- **CHALLENGE**
Give again, verbatim, the lines between the line that contains "Write the Altair code for this chart." and the line that contains "import pandas as pd", counting both ends. Pictures are excluded from the copy.

- **GIVEN DATA**
--*--

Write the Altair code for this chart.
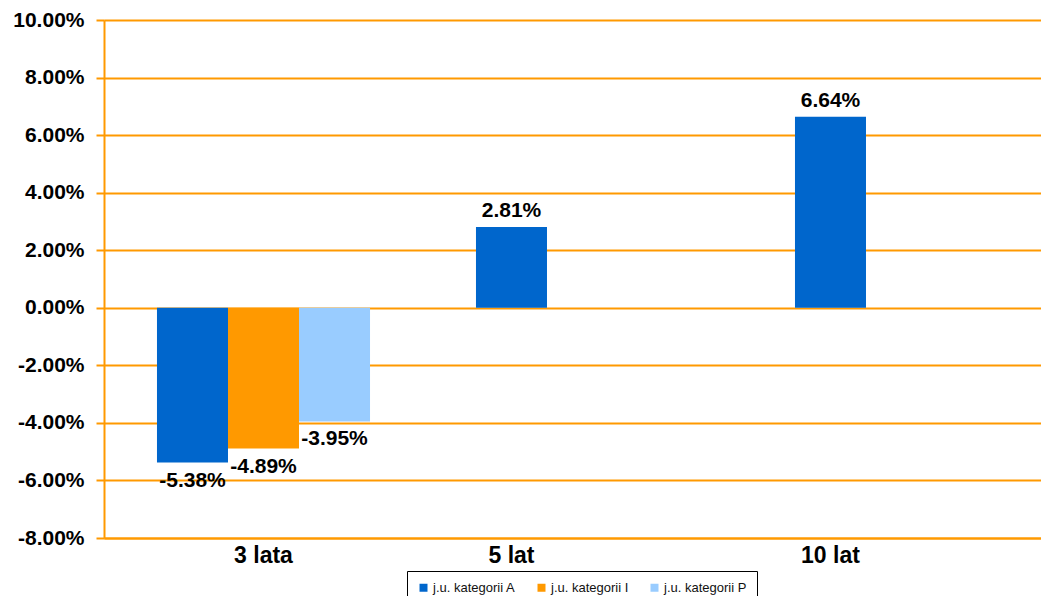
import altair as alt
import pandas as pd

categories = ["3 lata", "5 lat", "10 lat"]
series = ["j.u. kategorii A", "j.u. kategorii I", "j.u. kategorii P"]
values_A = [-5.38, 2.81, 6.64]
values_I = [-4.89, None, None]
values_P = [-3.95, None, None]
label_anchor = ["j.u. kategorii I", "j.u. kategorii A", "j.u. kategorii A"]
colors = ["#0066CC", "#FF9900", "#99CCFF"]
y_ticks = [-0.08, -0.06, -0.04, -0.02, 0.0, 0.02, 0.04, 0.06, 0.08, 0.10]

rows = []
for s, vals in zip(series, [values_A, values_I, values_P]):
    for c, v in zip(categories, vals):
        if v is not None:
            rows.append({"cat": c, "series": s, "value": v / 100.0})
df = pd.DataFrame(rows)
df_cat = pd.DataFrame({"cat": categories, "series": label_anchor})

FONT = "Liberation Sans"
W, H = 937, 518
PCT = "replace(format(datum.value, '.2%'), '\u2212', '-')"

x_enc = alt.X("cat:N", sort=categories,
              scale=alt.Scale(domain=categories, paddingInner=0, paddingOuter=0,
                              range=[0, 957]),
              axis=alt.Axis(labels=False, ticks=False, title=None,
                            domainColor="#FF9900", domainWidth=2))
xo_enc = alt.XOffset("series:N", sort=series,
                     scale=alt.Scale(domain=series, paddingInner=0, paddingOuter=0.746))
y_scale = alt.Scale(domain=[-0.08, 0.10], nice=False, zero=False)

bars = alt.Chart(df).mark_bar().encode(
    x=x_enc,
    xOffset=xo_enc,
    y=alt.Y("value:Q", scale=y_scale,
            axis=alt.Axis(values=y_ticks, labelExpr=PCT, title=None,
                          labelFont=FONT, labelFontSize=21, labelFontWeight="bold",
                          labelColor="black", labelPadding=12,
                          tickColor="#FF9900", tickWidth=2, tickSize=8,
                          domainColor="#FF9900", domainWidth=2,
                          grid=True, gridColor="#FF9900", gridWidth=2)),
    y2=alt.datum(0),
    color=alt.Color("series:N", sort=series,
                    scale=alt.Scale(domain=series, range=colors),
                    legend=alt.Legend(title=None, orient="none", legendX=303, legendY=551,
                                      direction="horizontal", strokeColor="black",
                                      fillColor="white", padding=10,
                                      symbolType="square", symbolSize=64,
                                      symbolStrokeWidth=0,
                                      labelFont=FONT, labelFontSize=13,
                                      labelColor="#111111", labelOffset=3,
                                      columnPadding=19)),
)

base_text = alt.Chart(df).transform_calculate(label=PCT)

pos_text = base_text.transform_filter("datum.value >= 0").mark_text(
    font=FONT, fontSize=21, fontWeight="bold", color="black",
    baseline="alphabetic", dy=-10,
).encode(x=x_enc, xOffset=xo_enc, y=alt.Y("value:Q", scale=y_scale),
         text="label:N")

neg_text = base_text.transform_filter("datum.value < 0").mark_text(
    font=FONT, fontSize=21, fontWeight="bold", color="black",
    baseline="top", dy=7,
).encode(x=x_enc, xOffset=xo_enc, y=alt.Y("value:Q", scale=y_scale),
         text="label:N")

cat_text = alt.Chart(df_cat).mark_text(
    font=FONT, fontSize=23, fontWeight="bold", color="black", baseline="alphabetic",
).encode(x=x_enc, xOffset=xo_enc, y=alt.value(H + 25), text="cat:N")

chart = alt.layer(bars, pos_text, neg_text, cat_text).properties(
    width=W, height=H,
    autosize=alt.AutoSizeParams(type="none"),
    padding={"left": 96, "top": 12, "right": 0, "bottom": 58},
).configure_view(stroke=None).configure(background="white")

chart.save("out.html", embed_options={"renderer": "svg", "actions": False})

--*--

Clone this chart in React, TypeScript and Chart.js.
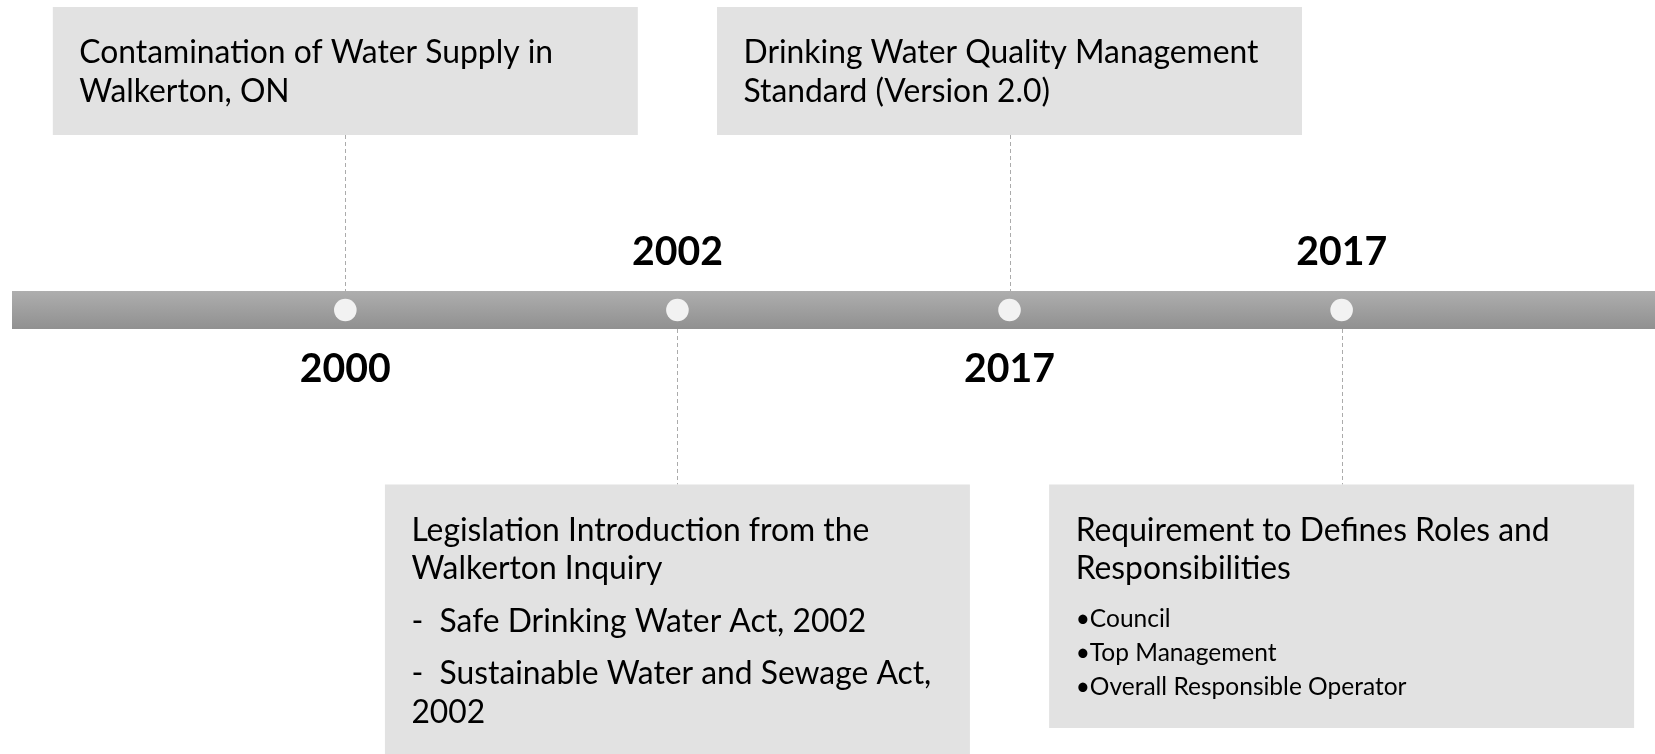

--*--

- **RESULT FOR THIS EXERCISE**
Write the Altair code for this chart.
import altair as alt
import pandas as pd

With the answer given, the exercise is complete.